§ Exercise brief:
Up to and including the line with "fig = go.Figure()", write out the listing from its first line, minus the pictures.

§ Data shown:

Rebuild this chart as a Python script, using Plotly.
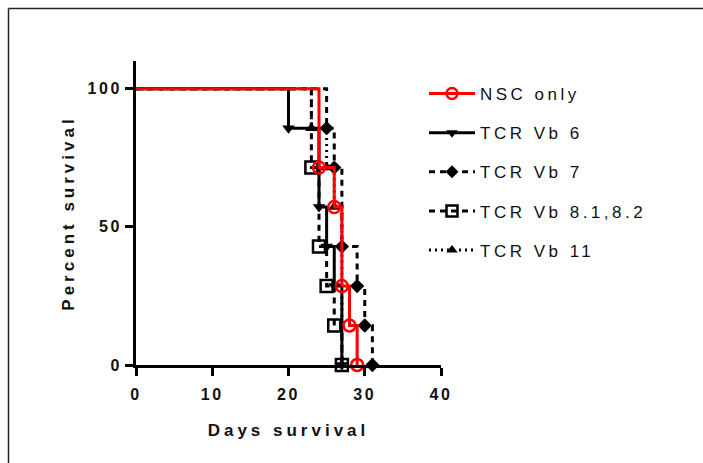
import plotly.graph_objects as go

# ---- data (Kaplan-Meier steps, n = 7 per group) ----
series_names = ["NSC only", "TCR Vb 6", "TCR Vb 7", "TCR Vb 8.1,8.2", "TCR Vb 11"]

nsc_days = [0, 24, 26, 27, 28, 29]
nsc_surv = [100, 71.43, 57.14, 28.57, 14.29, 0]

vb6_days = [0, 20, 24, 25, 26, 27]
vb6_surv = [100, 85.71, 57.14, 42.86, 28.57, 0]

vb7_days = [0, 25, 26, 27, 29, 30, 31]
vb7_surv = [100, 85.71, 71.43, 42.86, 28.57, 14.29, 0]

vb8_days = [0, 23, 24, 25, 26, 27]
vb8_surv = [100, 71.43, 42.86, 28.57, 14.29, 0]

vb11_days = [0, 23, 25, 26, 27]
vb11_surv = [100, 85.71, 71.43, 57.14, 0]

x_ticks = [0, 10, 20, 30, 40]
y_ticks = [0, 50, 100]

# ---- styles ----
styles = {
    "NSC only": dict(color="#FF0000", width=3, dash="solid", symbol="circle-open", size=12, mlw=2.5),
    "TCR Vb 6": dict(color="#000000", width=3, dash="solid", symbol="triangle-down", size=11, mlw=0),
    "TCR Vb 7": dict(color="#000000", width=3, dash="6px,5px", symbol="diamond", size=11, mlw=0),
    "TCR Vb 8.1,8.2": dict(color="#000000", width=3, dash="6px,5px", symbol="square-open", size=12, mlw=2.5),
    "TCR Vb 11": dict(color="#000000", width=3, dash="2px,4px", symbol="triangle-up", size=11, mlw=0),
}
data = {
    "NSC only": (nsc_days, nsc_surv),
    "TCR Vb 6": (vb6_days, vb6_surv),
    "TCR Vb 7": (vb7_days, vb7_surv),
    "TCR Vb 8.1,8.2": (vb8_days, vb8_surv),
    "TCR Vb 11": (vb11_days, vb11_surv),
}

fig = go.Figure()

# legend-only entries (in legend order)
for i, name in enumerate(series_names):
    s = styles[name]
    fig.add_trace(go.Scatter(
        x=[None], y=[None], name=name, mode="lines+markers",
        legendgroup=f"g{i}",
        line=dict(color=s["color"], width=s["width"], dash=s["dash"]),
        marker=dict(symbol=s["symbol"], size=s["size"] - 1, color=s["color"],
                    line=dict(color=s["color"], width=s["mlw"])),
    ))

# step curves (red drawn last, on top)
for name in ["TCR Vb 11", "TCR Vb 8.1,8.2", "TCR Vb 7", "TCR Vb 6", "NSC only"]:
    s = styles[name]
    xs, ys = data[name]
    fig.add_trace(go.Scatter(
        x=xs, y=ys, mode="lines", line_shape="hv", showlegend=False,
        line=dict(color=s["color"], width=s["width"], dash=s["dash"]),
        cliponaxis=False, hoverinfo="skip",
    ))
    fig.add_trace(go.Scatter(
        x=xs[1:], y=ys[1:], mode="markers", showlegend=False,
        marker=dict(symbol=s["symbol"], size=s["size"], color=s["color"],
                    line=dict(color=s["color"], width=s["mlw"])),
        cliponaxis=False, hoverinfo="skip",
    ))

L, R, T, B = 136, 441, 61, 365
W, H = 703, 463

def px2paper_x(px):
    return (px - L) / (R - L)

def px2paper_y(py):
    return (B - py) / (B - T)

tickfont = dict(family="Liberation Sans, Arial", size=16, color="#111111", weight="bold")
titlefont = dict(family="Liberation Sans, Arial", size=17, color="#111111", weight="bold")

fig.update_layout(
    width=W, height=H,
    margin=dict(l=L, r=W - R, t=T, b=H - B, pad=0),
    paper_bgcolor="white", plot_bgcolor="white",
    showlegend=True,
    legend=dict(
        x=px2paper_x(424), y=px2paper_y(76), xanchor="left", yanchor="top",
        font=dict(family="Liberation Sans, Arial", size=17, color="#121212"),
        itemwidth=46, tracegroupgap=14, traceorder="grouped",
        bgcolor="rgba(0,0,0,0)", borderwidth=0,
    ),
    xaxis=dict(
        range=[0, 40], tickvals=x_ticks, ticktext=[str(v) for v in x_ticks],
        showline=True, linecolor="black", linewidth=3,
        ticks="outside", ticklen=8, tickwidth=3, tickcolor="black",
        ticklabelstandoff=5,
        showgrid=False, zeroline=False, tickfont=tickfont,
        title=dict(text="Days survival", font=titlefont, standoff=22),
    ),
    yaxis=dict(
        range=[0, 110], tickvals=y_ticks, ticktext=[str(v) for v in y_ticks],
        showline=True, linecolor="black", linewidth=3,
        ticks="outside", ticklen=8, tickwidth=3, tickcolor="black",
        showgrid=False, zeroline=False, tickfont=tickfont,
        title=dict(text="Percent survival", font=titlefont, standoff=17),
    ),
    shapes=[
        dict(type="line", xref="paper", yref="paper",
             x0=px2paper_x(8.5), x1=px2paper_x(703), y0=px2paper_y(8.5), y1=px2paper_y(8.5),
             line=dict(color="#222222", width=1.5)),
        dict(type="line", xref="paper", yref="paper",
             x0=px2paper_x(8.5), x1=px2paper_x(8.5), y0=px2paper_y(8.5), y1=px2paper_y(463),
             line=dict(color="#222222", width=1.5)),
    ],
)

post = """
var st = document.createElement('style');
st.innerHTML = '.xtick text, .ytick text {letter-spacing: 2.5px;} .g-xtitle text, .g-ytitle text {letter-spacing: 4px;} .legendtext {letter-spacing: 3.5px;}';
document.head.appendChild(st);
var gdiv = document.getElementById('{plot_id}');
Plotly.relayout(gdiv, {'legend.font.color': '#111111', 'legend.font.size': 17.01});
"""

fig.write_html("out.html", post_script=post, config={"displayModeBar": False})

§ Problem solution:
Rebuild this chart as a Python script, using Plotly.
import plotly.graph_objects as go

# ---- data (Kaplan-Meier steps, n = 7 per group) ----
series_names = ["NSC only", "TCR Vb 6", "TCR Vb 7", "TCR Vb 8.1,8.2", "TCR Vb 11"]

nsc_days = [0, 24, 26, 27, 28, 29]
nsc_surv = [100, 71.43, 57.14, 28.57, 14.29, 0]

vb6_days = [0, 20, 24, 25, 26, 27]
vb6_surv = [100, 85.71, 57.14, 42.86, 28.57, 0]

vb7_days = [0, 25, 26, 27, 29, 30, 31]
vb7_surv = [100, 85.71, 71.43, 42.86, 28.57, 14.29, 0]

vb8_days = [0, 23, 24, 25, 26, 27]
vb8_surv = [100, 71.43, 42.86, 28.57, 14.29, 0]

vb11_days = [0, 23, 25, 26, 27]
vb11_surv = [100, 85.71, 71.43, 57.14, 0]

x_ticks = [0, 10, 20, 30, 40]
y_ticks = [0, 50, 100]

# ---- styles ----
styles = {
    "NSC only": dict(color="#FF0000", width=3, dash="solid", symbol="circle-open", size=12, mlw=2.5),
    "TCR Vb 6": dict(color="#000000", width=3, dash="solid", symbol="triangle-down", size=11, mlw=0),
    "TCR Vb 7": dict(color="#000000", width=3, dash="6px,5px", symbol="diamond", size=11, mlw=0),
    "TCR Vb 8.1,8.2": dict(color="#000000", width=3, dash="6px,5px", symbol="square-open", size=12, mlw=2.5),
    "TCR Vb 11": dict(color="#000000", width=3, dash="2px,4px", symbol="triangle-up", size=11, mlw=0),
}
data = {
    "NSC only": (nsc_days, nsc_surv),
    "TCR Vb 6": (vb6_days, vb6_surv),
    "TCR Vb 7": (vb7_days, vb7_surv),
    "TCR Vb 8.1,8.2": (vb8_days, vb8_surv),
    "TCR Vb 11": (vb11_days, vb11_surv),
}

fig = go.Figure()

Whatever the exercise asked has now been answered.